They're so easy to find and naturally we're tempted; our former loves, crushes, flames and almost-flames, the ones who got away. They all live inside the Internet, some of them basking in the fluorescent light, some hiding in the darkest, most irretrievable corners, but all leaving a string of clues behind them. Perhaps we seek them out due to our curiosity, our romantic tendencies, our desire for closure, or our desire to remain however ephemerally connected. Maybe it’s just a dabble, or a more intense search. Maybe it's late and we’re bored or we’ve had a glass of wine and one click leads to another. Maybe we used to feel one very specific way about them and wonder if we still might. It’s a singularly contemporary detective story, this searching. Once we liked them enough to cook them dinner, cry when we parted at train stations, tell them our deepest secrets, ask them to carry our lipstick in their jacket pocket at parties. Once they showed up at our door with a song they'd written us recorded onto cassette. But now, these years later, they're traveling to other continents with people who aren't us and singing karaoke in the middle of the afternoon. We want to know if they'll look good with gray hair, if they'll have babies, if they'll go crazy. And now we can.

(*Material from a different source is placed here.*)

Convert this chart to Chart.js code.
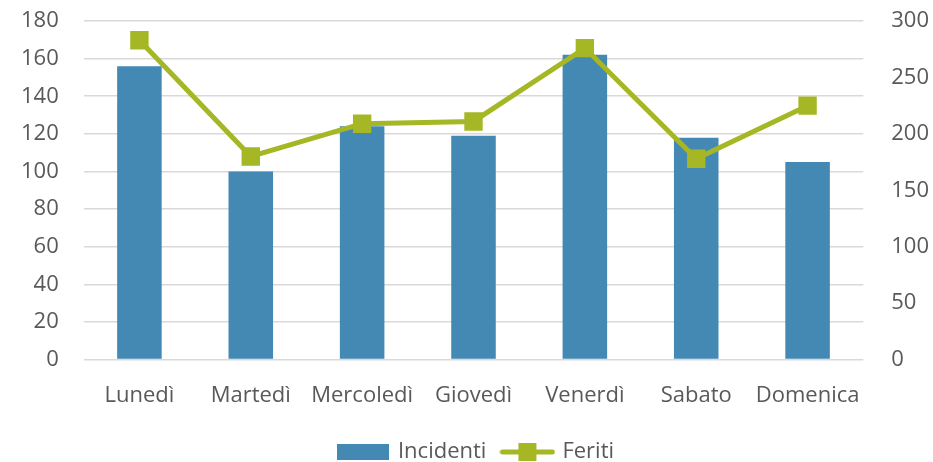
<!DOCTYPE html>
<html>
<head>
<meta charset="utf-8">
<script src="https://cdn.jsdelivr.net/npm/chart.js@4"></script>
<style>
    html, body { margin: 0; padding: 0; background: #fff; }
    #wrap { width: 933px; height: 462px; }
</style>
</head>
<body>
<div id="wrap"><canvas id="chart"></canvas></div>
<script>
var giorni = ["Lunedì", "Martedì", "Mercoledì", "Giovedì", "Venerdì", "Sabato", "Domenica"];
var incidenti = [156, 100, 124, 119, 162, 118, 105];
var feriti = [283, 180, 209, 211, 276, 178, 225];

var blu = "#4389b4";
var verde = "#a5b724";

// little pictures for the legend
function legendBox() {
    var c = document.createElement("canvas");
    c.width = 52; c.height = 16;
    var ctx = c.getContext("2d");
    ctx.fillStyle = blu;
    ctx.fillRect(0, 0, 52, 16);
    return c;
}
function legendLine() {
    var c = document.createElement("canvas");
    c.width = 56; c.height = 20;
    var ctx = c.getContext("2d");
    ctx.strokeStyle = verde;
    ctx.lineWidth = 5;
    ctx.lineCap = "round";
    ctx.beginPath();
    ctx.moveTo(3, 10); ctx.lineTo(53, 10);
    ctx.stroke();
    ctx.fillStyle = verde;
    ctx.fillRect(19, 1, 18, 18);
    return c;
}

// tick padding should only push labels sideways, not down from the top
function trimPadding(scale) {
    scale.paddingTop = 21;
    scale.paddingBottom = 13;
}

Chart.defaults.font.family = "'Open Sans', sans-serif";
Chart.defaults.font.size = 22;
Chart.defaults.color = "#595959";

var chart = new Chart(document.getElementById("chart"), {
    type: "bar",
    data: {
        labels: giorni,
        datasets: [
            {
                type: "line",
                label: "Feriti",
                data: feriti,
                yAxisID: "y2",
                borderColor: verde,
                backgroundColor: verde,
                borderWidth: 5,
                pointStyle: "rect",
                pointRadius: 13,
                pointHoverRadius: 13,
                pointBorderWidth: 0,
                tension: 0,
                order: 0
            },
            {
                label: "Incidenti",
                data: incidenti,
                yAxisID: "y",
                backgroundColor: blu,
                barPercentage: 0.4,
                categoryPercentage: 1,
                order: 1
            }
        ]
    },
    options: {
        responsive: true,
        maintainAspectRatio: false,
        animation: false,
        layout: { autoPadding: false, padding: { top: 0, right: -24, left: -4, bottom: -11 } },
        scales: {
            x: {
                grid: { display: false },
                border: { display: false },
                ticks: { padding: 15, maxRotation: 0, autoSkip: false }
            },
            y: {
                position: "left",
                min: 0, max: 180,
                ticks: { stepSize: 20, padding: 25 },
                grid: { color: "#d9d9d9", lineWidth: 1.5, drawTicks: false },
                border: { display: false },
                afterFit: trimPadding
            },
            y2: {
                position: "right",
                min: 0, max: 300,
                ticks: { stepSize: 50, padding: 28 },
                grid: { display: false, drawTicks: false },
                border: { display: false },
                afterFit: trimPadding
            }
        },
        plugins: {
            tooltip: { enabled: false },
            legend: {
                position: "bottom",
                reverse: true,
                labels: {
                    usePointStyle: true,
                    pointStyleWidth: 48,
                    padding: 17,
                    generateLabels: function (ch) {
                        return ch.data.datasets.map(function (ds, i) {
                            return {
                                text: ds.label,
                                pointStyle: ds.type === "line" ? legendLine() : legendBox(),
                                fontColor: "#595959",
                                datasetIndex: i,
                                hidden: false,
                                lineWidth: 0
                            };
                        });
                    }
                }
            }
        }
    }
});
</script>
</body>
</html>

Tier 1: They’re easy to find with minimal clues.
This is usually because they do something relatively high profile like star in TV commercials or make really cool music videos. They’re in semi-famous rock bands. Their esoteric lectures can be found on YouTube videos. Or they’re NYC curators who bring up a highly satisfying image search of them attending many an art party wearing a tie tucked into their sweater. They live in Mexico, Ohio, Los Angeles and London. They occasionally have traditional occupations, but it's more likely they work in digital innovation, whatever that is. They’re hipsters with homes fashionable and curated enough to appear in lifestyle blogs and subsequent lifestyle blog books that sell at Urban Outfitters. They have personal websites where they’ve misspelled something and have questionable grammar or incomprehensible artist statements. They model in NYLON. They've published poetry chapbooks, with poems that are actually pretty good, kind of visceral, with a lot of switchblade imagery.
Tier 2: They’re more difficult to find, mostly only accessible through social media, and mostly only when there are still friends in common.